It’s LESSON 21 today, and I’m excited to show you some new things to expand your musical mind!
[NOTE: If you are just joining us for the first time, you can find my previous Sixty and Me Free Piano Lessons on my Author page. You can join our lessons any time and move at your own pace!]
One of the best ways to study rhythm is to write words to pair with the notes, as we did in the Rhythm Review on p. 53 in our Upper Hands Piano, BOOK 1. When students are having trouble playing a particular rhythm, I will often come up with a phrase to help them remember it. For example, for Spring on p.63, I might write in and sing this phrase for the melody (from the beginning to the 1st ending):
“A |can-ta-loupe is a | fruit, oh a |can-ta-loupe is a | fruit, and it | tastes ve-ry good to| me. A|”

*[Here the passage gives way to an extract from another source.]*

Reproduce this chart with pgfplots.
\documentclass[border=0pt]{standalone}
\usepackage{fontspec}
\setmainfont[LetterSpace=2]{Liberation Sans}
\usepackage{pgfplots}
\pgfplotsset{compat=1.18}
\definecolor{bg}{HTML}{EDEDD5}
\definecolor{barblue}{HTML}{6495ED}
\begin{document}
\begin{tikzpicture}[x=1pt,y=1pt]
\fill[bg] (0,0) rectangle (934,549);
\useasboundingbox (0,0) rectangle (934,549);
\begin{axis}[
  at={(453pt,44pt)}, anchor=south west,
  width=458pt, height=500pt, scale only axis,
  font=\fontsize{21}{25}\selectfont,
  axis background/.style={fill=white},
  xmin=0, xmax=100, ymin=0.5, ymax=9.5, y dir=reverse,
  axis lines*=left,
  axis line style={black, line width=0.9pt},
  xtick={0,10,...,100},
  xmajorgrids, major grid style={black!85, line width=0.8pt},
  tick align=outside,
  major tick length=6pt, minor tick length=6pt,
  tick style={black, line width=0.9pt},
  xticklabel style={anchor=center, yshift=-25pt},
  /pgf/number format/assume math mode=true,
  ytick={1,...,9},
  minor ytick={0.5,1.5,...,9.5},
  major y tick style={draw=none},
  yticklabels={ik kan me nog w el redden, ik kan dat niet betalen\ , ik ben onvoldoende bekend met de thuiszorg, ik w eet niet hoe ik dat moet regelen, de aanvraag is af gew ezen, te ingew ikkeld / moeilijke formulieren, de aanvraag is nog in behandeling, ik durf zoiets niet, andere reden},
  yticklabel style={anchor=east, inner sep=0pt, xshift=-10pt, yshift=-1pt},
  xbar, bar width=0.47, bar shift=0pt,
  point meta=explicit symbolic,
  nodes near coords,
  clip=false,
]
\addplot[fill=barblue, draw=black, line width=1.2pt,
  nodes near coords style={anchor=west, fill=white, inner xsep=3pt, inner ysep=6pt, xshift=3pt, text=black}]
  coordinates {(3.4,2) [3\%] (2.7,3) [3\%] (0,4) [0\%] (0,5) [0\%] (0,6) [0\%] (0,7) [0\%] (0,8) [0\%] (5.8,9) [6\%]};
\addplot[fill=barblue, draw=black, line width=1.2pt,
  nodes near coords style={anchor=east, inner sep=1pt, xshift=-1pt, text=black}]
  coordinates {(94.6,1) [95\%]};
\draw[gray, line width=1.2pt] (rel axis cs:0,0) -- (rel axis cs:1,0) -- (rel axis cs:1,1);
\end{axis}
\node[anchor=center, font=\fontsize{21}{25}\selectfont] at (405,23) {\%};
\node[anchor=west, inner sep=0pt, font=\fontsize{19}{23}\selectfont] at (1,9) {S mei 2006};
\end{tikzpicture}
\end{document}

I picked the word “cantaloupe” because the first syllable is stressed: CAN-ta-loupe, and in music, the first beat of each measure is usually the strongest.
Besides helping us to learn rhythm, writing lyrics is a fun, creative process that activates multiple regions of the brain. Today I ask you to write lyrics for the song on p.64. Your lyrics should fit the rhythm of the notes, but they can be about absolutely anything: silly or serious, meaningful or nonsensical.

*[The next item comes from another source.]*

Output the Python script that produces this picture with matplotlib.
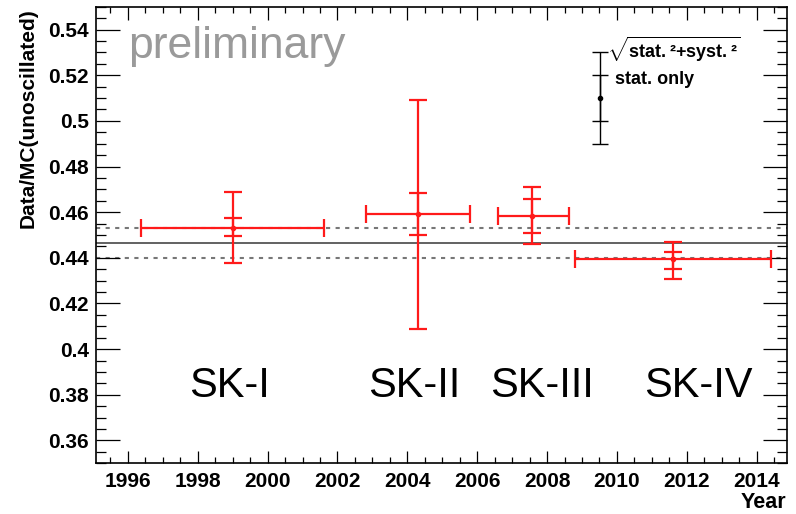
import matplotlib

matplotlib.use("Agg")
import matplotlib.pyplot as plt
from matplotlib.ticker import FuncFormatter, MultipleLocator

# run periods (years) and Data/MC ratio per SK phase
phases = ["SK-I", "SK-II", "SK-III", "SK-IV"]
year_lo = [1996.39, 2002.81, 2006.61, 2008.81]
year_hi = [2001.62, 2005.80, 2008.62, 2014.40]
year_mid = [1999.01, 2004.32, 2007.58, 2011.61]
ratio = [0.4532, 0.4592, 0.4585, 0.4395]
stat_lo = [0.4497, 0.4500, 0.4510, 0.4350]
stat_hi = [0.4573, 0.4683, 0.4658, 0.4424]
tot_lo = [0.4379, 0.4087, 0.4461, 0.4307]
tot_hi = [0.4690, 0.5093, 0.4709, 0.4471]

# combined fit and its band
combined = 0.4465
band = [0.4399, 0.4531]

# label positions
label_x = [1998.9, 2004.2, 2007.86, 2012.33]
label_y = 0.3837

# legend marker
leg_x, leg_y, leg_stat, leg_tot = 2009.52, 0.51, 0.01, 0.02

RED = "#ff1a1a"
plt.rcParams["font.family"] = ["Liberation Sans", "DejaVu Sans"]
plt.rcParams["mathtext.fontset"] = "custom"
plt.rcParams["mathtext.rm"] = "Liberation Sans"
plt.rcParams["mathtext.bf"] = "Liberation Sans:bold"

fig = plt.figure(figsize=(7.96, 5.14), dpi=100)
ax = fig.add_axes([95.7 / 796, 1 - 463.3 / 514, (786.7 - 95.7) / 796, (463.3 - 6.7) / 514])

ax.axhline(combined, color="#555555", lw=1.3, zorder=1)
for b in band:
    ax.axhline(b, color="#777777", lw=1.5, ls=(0, (2, 2.6)), zorder=1)

xerr = [[m - l for m, l in zip(year_mid, year_lo)], [h - m for m, h in zip(year_mid, year_hi)]]
yerr_tot = [[r - l for r, l in zip(ratio, tot_lo)], [h - r for r, h in zip(ratio, tot_hi)]]
yerr_stat = [[r - l for r, l in zip(ratio, stat_lo)], [h - r for r, h in zip(ratio, stat_hi)]]

ax.errorbar(year_mid, ratio, xerr=xerr, yerr=yerr_tot, fmt="o", ms=3, color=RED,
            ecolor=RED, elinewidth=1.6, capsize=6.5, capthick=1.6, zorder=3)
ax.errorbar(year_mid, ratio, yerr=yerr_stat, fmt="none", ecolor=RED,
            elinewidth=1.6, capsize=6.5, capthick=1.6, zorder=3)

# legend drawn by hand like the ROOT original
ax.errorbar([leg_x], [leg_y], yerr=leg_tot, fmt="o", ms=3, color="black",
            elinewidth=1.0, capsize=6, capthick=1.0, zorder=3)
ax.errorbar([leg_x], [leg_y], yerr=leg_stat, fmt="none", ecolor="black",
            elinewidth=1.0, capsize=6, capthick=1.0, zorder=3)
ax.text(2009.72, 0.5312, r"$\sqrt{\mathbf{stat.²{+}syst.²}}$",
        fontsize=13, ha="left", va="center")
ax.text(2009.95, 0.5183, "stat. only", fontsize=13, fontweight="bold", ha="left", va="center")

for name, x in zip(phases, label_x):
    ax.text(x, label_y, name, fontsize=30, ha="center", va="center", color="black")

ax.text(1996.0, 0.5325, "preliminary", fontsize=32, color="#9a9a9a", ha="left", va="center")

ax.set_xlim(1995.08, 2014.86)
ax.set_ylim(0.35, 0.55)
ax.xaxis.set_major_locator(MultipleLocator(2))
ax.xaxis.set_minor_locator(MultipleLocator(0.5))
ax.yaxis.set_major_locator(MultipleLocator(0.02))
ax.yaxis.set_minor_locator(MultipleLocator(0.005))
ax.yaxis.set_major_formatter(FuncFormatter(lambda v, p: f"{round(v, 3):g}"))
ax.xaxis.set_major_formatter(FuncFormatter(lambda v, p: f"{int(round(v))}"))

ax.tick_params(axis="both", which="both", direction="in", top=True, right=True, width=0.9)
ax.tick_params(axis="y", which="major", length=17, labelsize=15, pad=5)
ax.tick_params(axis="y", which="minor", length=7.5)
ax.tick_params(axis="x", which="major", length=9, labelsize=15, pad=6)
ax.tick_params(axis="x", which="minor", length=4.5)
for lab in ax.get_xticklabels() + ax.get_yticklabels():
    lab.set_fontweight("bold")
for s in ax.spines.values():
    s.set_linewidth(1.2)

fig.text(28 / 796, 1 - 8 / 514, "Data/MC(unoscillated)", rotation=90, fontsize=15,
         fontweight="bold", ha="center", va="top")
fig.text(786 / 796, 1 - 502 / 514, "Year", fontsize=15.5, fontweight="bold", ha="right",
         va="center")

fig.savefig("out.png", dpi=100)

Composing lyrics isn’t easy, but stick with it until you find lyrics you like. After you write lyrics, come up with a title for your song, and write it on the title line provided. Then practice playing and singing the song. Creating lyrics and playing and singing them is a super brain workout.

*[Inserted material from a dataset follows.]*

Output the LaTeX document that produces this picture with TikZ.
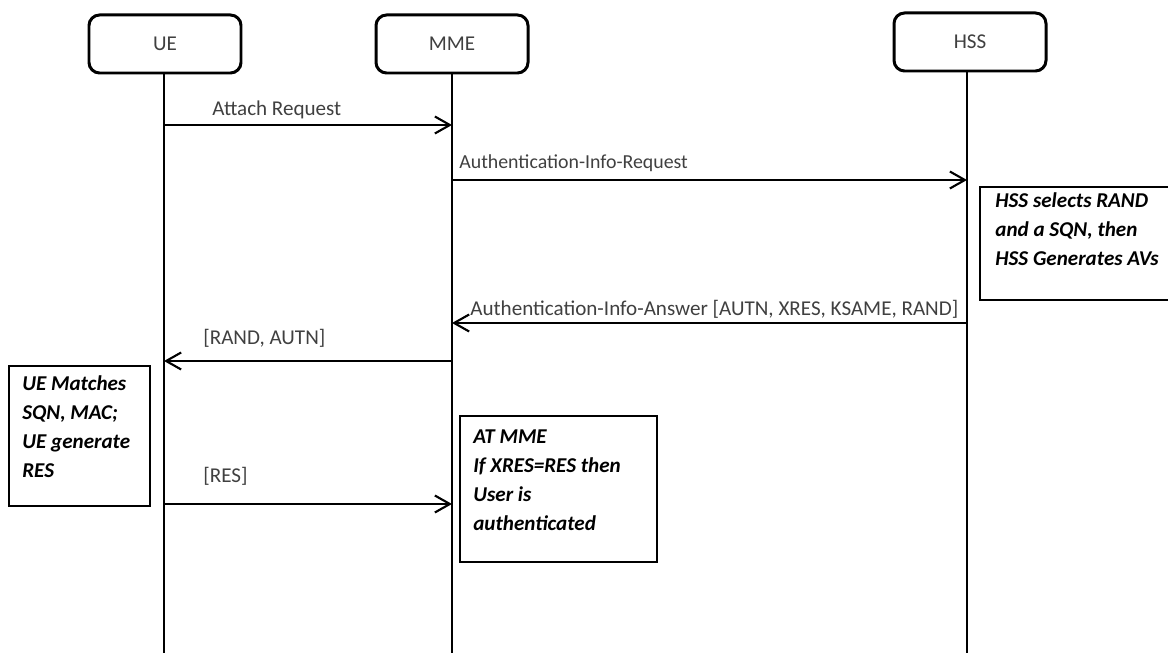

At the top of p. 65, I suggest you play the song using a metronome. For more about writing lyrics, playing to a metronome beat, and playing Taps with fermatas, watch my video:
Speaking of brain boosts, you also have a couple Musical Mind Games within these pages. At the bottom of p.64, you will find 8 musical analograms, or analogy questions. See if you can fill in the blanks, then check your answers on the answers page of my website. On p.66, fill in the letters to make words. Then insert the words into the limerick below. Hint: The last word in the 1st, 2nd and 4th lines should rhyme.
If these activities feel difficult, just try to push through. You can do it! Remember, it is those challenges that make piano study so great for your brain.
21.2 Song Demonstration with Metronome, p.64
Once you feel comfortable playing the notes with the correct rhythm on p.64, trying playing it with a metronome (or a metronome app), or with me:
Start with your metronome at 70 beats per minute (bpm), and if you can stay with the beat, you can try it a little faster. To know for sure if you are staying with the beat, record yourself playing with the metronome. (You can record using the Voice Memo app on an iPhone, and I believe other phones and devices have similar apps.) Listen to make sure that each of your beats is falling on a metronome beat.
Though everything about listening to and learning how to play music deeply engages the brain, doing something difficult and creative, such as writing lyrics and solving musical puzzles, is particularly effective brain exercise. Are you taking our piano lessons for the brain benefits, or because you love music? Have you noticed your brain functioning better since you started our lessons? What else do you do to train your brain?